- _Given problem_
Could you copy every line from the material below in which "diagram" appears?
━━━ Data provided
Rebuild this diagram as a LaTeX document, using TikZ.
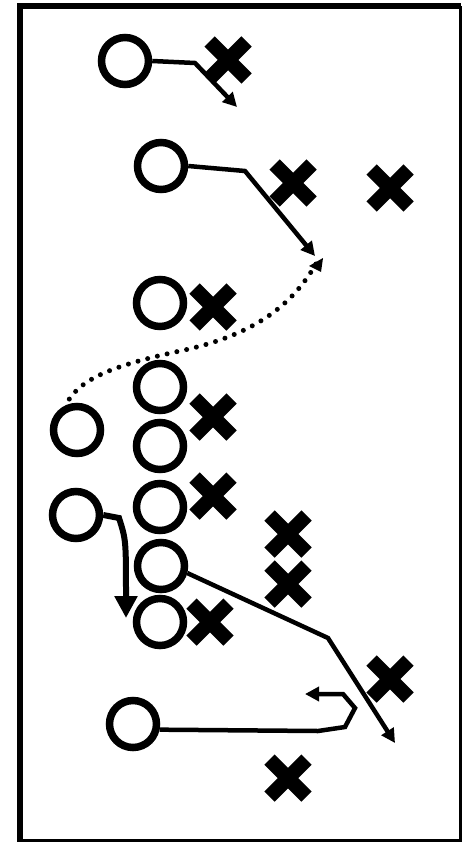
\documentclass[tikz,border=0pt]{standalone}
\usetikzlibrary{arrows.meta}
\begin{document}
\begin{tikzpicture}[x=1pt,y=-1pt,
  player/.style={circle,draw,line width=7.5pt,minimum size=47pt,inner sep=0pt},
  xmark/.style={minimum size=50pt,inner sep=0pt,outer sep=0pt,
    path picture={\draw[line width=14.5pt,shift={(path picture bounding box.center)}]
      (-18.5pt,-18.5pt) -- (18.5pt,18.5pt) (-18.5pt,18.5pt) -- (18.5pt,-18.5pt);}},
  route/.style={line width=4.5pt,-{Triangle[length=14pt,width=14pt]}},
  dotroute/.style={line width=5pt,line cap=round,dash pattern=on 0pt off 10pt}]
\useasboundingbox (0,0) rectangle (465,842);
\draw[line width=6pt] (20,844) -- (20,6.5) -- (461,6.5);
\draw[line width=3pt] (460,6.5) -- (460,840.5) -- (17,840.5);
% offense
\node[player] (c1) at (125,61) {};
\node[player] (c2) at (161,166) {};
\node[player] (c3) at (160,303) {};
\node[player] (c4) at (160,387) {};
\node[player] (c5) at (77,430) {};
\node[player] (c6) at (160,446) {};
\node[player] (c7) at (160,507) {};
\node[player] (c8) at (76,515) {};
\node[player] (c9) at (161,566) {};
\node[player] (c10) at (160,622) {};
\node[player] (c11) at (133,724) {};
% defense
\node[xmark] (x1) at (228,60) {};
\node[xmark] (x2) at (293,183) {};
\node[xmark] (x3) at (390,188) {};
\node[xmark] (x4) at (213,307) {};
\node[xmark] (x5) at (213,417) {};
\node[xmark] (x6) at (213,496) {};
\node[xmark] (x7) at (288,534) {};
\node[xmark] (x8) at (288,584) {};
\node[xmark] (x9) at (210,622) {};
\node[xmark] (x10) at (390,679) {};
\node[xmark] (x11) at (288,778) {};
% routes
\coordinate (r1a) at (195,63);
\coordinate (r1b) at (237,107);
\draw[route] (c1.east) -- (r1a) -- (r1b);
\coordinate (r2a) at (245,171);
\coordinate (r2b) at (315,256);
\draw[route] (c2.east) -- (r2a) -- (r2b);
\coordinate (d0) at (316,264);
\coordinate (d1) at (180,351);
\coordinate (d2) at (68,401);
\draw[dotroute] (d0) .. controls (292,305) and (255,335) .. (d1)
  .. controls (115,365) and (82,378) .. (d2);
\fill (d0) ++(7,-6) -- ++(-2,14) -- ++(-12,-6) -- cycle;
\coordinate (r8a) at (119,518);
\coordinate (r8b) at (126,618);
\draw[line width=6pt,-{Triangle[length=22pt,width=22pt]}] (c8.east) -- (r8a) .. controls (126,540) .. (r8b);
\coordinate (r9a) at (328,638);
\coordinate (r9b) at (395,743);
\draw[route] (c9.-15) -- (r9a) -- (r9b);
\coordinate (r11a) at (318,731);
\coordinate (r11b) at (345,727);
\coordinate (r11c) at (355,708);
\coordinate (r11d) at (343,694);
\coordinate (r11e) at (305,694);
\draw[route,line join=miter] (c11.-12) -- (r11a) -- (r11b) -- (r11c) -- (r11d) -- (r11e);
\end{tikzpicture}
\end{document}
━━━━━━
━━━ Data provided
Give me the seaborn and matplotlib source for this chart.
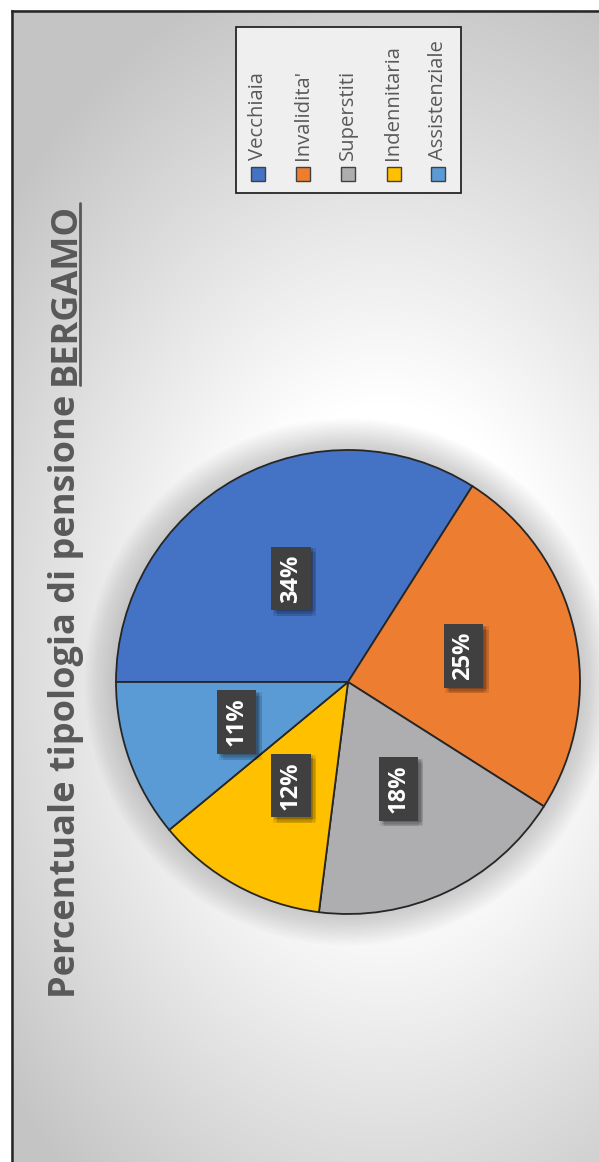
━━━━━━
━━━ Data provided
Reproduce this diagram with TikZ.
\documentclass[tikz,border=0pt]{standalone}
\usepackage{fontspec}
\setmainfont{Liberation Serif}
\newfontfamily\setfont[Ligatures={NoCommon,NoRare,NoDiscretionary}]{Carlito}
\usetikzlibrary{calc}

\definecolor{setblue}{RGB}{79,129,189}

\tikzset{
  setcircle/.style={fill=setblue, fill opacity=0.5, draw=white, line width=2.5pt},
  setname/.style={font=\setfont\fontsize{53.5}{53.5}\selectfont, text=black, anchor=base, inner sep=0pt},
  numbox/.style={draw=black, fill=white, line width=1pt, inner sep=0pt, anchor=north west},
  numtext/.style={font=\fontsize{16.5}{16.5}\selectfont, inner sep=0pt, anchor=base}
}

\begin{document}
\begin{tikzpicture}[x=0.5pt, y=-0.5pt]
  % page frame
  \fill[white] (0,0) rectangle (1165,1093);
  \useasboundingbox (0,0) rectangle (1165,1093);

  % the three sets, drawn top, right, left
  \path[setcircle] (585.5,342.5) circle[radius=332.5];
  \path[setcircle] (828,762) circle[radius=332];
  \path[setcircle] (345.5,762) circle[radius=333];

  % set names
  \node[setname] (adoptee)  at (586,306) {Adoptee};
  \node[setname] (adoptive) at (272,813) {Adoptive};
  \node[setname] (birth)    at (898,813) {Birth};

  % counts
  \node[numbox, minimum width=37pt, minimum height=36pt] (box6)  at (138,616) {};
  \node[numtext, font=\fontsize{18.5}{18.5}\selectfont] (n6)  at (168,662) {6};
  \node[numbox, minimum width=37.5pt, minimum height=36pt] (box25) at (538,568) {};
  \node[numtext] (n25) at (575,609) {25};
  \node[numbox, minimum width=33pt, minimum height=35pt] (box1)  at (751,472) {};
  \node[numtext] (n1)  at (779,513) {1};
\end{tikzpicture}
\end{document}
━━━━━━
- _Task solution_
Rebuild this diagram as a LaTeX document, using TikZ.
Reproduce this diagram with TikZ.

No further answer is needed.